AWS Deep Dive
- author:: Nathan Acks
- date:: 2023-03-12
AWS Well-Architected Framework
Questions and Best Practices
Define Operations Metrics
Obvious point: KPIs and health baselines are (desired) targets, while metrics are measurements of the actual system performance towards these.
Alert When Operations Outcomes are at Risk
Alerts without a corresponding action can lead to alert fatigue.
This is good.
When operations activities are at risk, alerts are sent to drive action. The alerts contain context on why an alert is being raised and point to a playbook to investigate or a runbook to mitigate. Where possible, runbooks are automated and notifications are sent.
Alerts without an action should be avoided.
This is very good.
A somewhat buried point later on: Alerts are most useful if they’re not only resolved, but also analyzed in a post mortem.
A final quote (this section is very quotable):
Alerts should include a mechanism to flag them as a false-positive. This should lead to a review of the metric thresholds.
Alert When Operations Anomalies are Detected
This section is once again making the point that baselines are not necessarily static — the expected behavior of a system can vary over the course of a day, week, month, and year. These variations are important to keep in mind when building out monitoring systems and alarms.
Validate the Achievement of Outcomes and the Effectiveness of KPIs and Metrics
Apparently the point of this section is to keep your KPIs and operational health targets up-to-date?
Have a Process per Alert
Have a well-defined response (runbook or playbook), with a specifically identified owner, for any event for which you raise an alert.
Emphasis mine. The “single wringable neck” principle.

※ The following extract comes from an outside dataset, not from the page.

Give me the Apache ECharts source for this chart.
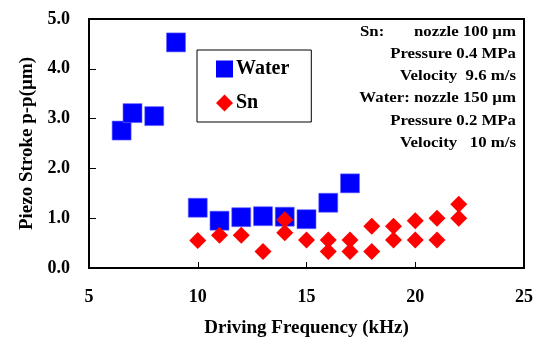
<!DOCTYPE html>
<html>
<head>
<meta charset="utf-8">
<script src="https://cdn.jsdelivr.net/npm/echarts@6/dist/echarts.min.js"></script>
<style>
  html, body { margin: 0; padding: 0; background: #fff; }
  #main { width: 542px; height: 343px; }
</style>
</head>
<body>
<div id="main"></div>
<script>
// water data (kHz, um)
const waterFreq = [6.5, 7, 8, 9, 10, 11, 12, 13, 14, 15, 16, 17];
const waterStroke = [2.76, 3.11, 3.05, 4.53, 1.21, 0.95, 1.02, 1.04, 1.03, 0.98, 1.31, 1.70];
// Sn data
const snFreq = [10, 11, 12, 13, 14, 14, 15, 16, 16, 17, 17, 18, 18, 19, 19, 20, 20, 21, 21, 22, 22];
const snStroke = [0.55, 0.66, 0.66, 0.33, 0.97, 0.71, 0.56, 0.56, 0.33, 0.56, 0.33, 0.84, 0.33, 0.84, 0.56, 0.95, 0.56, 1.00, 0.56, 1.28, 1.00];
const xTicks = [5, 10, 15, 20, 25];
const yTicks = [0, 1, 2, 3, 4, 5];
const noteLines = [
  ["Sn:", "nozzle 100 \u00b5m"],
  ["", "Pressure 0.4 MPa"],
  ["", "Velocity  9.6 m/s"],
  ["", "Water: nozzle 150 \u00b5m"],
  ["", "Pressure 0.2 MPa"],
  ["", "Velocity   10 m/s"]
];

const font = "Liberation Serif";
const chart = echarts.init(document.getElementById("main"));

// note block, slightly wide text like the original
const noteGraphics = [];
noteLines.forEach((l, i) => {
  const y = 32 + i * 22.2;
  if (l[0]) {
    noteGraphics.push({
      type: "text", x: 360, y: y, scaleX: 1.12,
      style: { text: l[0], font: "bold 15px " + font, fill: "#000", align: "left", verticalAlign: "middle" }
    });
  }
  noteGraphics.push({
    type: "text", x: 516, y: y, scaleX: 1.12,
    style: { text: l[1], font: "bold 15px " + font, fill: "#000", align: "right", verticalAlign: "middle" }
  });
});

const option = {
  animation: false,
  backgroundColor: "#fff",
  grid: {
    left: 89, right: 18, top: 19, bottom: 75,
    show: true, borderColor: "#000", borderWidth: 2
  },
  xAxis: {
    type: "value",
    min: xTicks[0], max: xTicks[xTicks.length - 1], interval: 5,
    name: "Driving Frequency (kHz)",
    nameLocation: "middle", nameGap: 51,
    nameTextStyle: { fontFamily: font, fontWeight: "bold", fontSize: 19, color: "#000" },
    axisLine: { lineStyle: { color: "#000", width: 2 } },
    axisTick: { inside: true, length: 6, lineStyle: { color: "#000", width: 1 } },
    axisLabel: { margin: 20, fontFamily: font, fontWeight: "bold", fontSize: 18, color: "#000" },
    splitLine: { show: false }
  },
  yAxis: {
    type: "value",
    min: yTicks[0], max: yTicks[yTicks.length - 1], interval: 1,
    name: "Piezo Stroke p-p(\u00b5m)",
    nameLocation: "middle", nameGap: 52,
    nameTextStyle: { fontFamily: font, fontWeight: "bold", fontSize: 19, color: "#000" },
    axisLine: { lineStyle: { color: "#000", width: 2 } },
    axisTick: { inside: true, length: 7, lineStyle: { color: "#000", width: 1 } },
    axisLabel: {
      margin: 19, fontFamily: font, fontWeight: "bold", fontSize: 18, color: "#000",
      formatter: v => v.toFixed(1)
    },
    splitLine: { show: false }
  },
  legend: {
    orient: "vertical",
    left: 197, top: 50,
    padding: [9, 22, 9, 19],
    itemGap: 14,
    itemWidth: 17, itemHeight: 17,
    borderColor: "#000", borderWidth: 1,
    itemStyle: { borderWidth: 0 },
    textStyle: { fontFamily: font, fontWeight: "bold", fontSize: 20, color: "#000", padding: [0, 0, 0, -2] },
    data: [
      { name: "Water", icon: "rect" },
      { name: "Sn", icon: "diamond" }
    ]
  },
  series: [
    {
      name: "Water", type: "scatter", symbol: "rect", symbolSize: 19,
      itemStyle: { color: "#0000ff", borderColor: "#6a6aff", borderWidth: 0.6, opacity: 1 },
      data: waterFreq.map((x, i) => [x, waterStroke[i]])
    },
    {
      name: "Sn", type: "scatter", symbol: "diamond", symbolSize: 17,
      itemStyle: { color: "#ff0000", opacity: 1 },
      data: snFreq.map((x, i) => [x, snStroke[i]])
    }
  ],
  graphic: noteGraphics
};

chart.setOption(option);
</script>
</body>
</html>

Prioritize Operational Events Based on Business Impact
On the one hand, I appreciate how turn-key AWS is trying to make everything (“have a priority for all the things!”). On the other hand, there’s very little latitude in this paradigm for individual judgement or initiative when responding to multiple failures. That’s probably the right approach for a large organization with multiple IT (related) teams… But it doesn’t feel like it will necessarily scale down.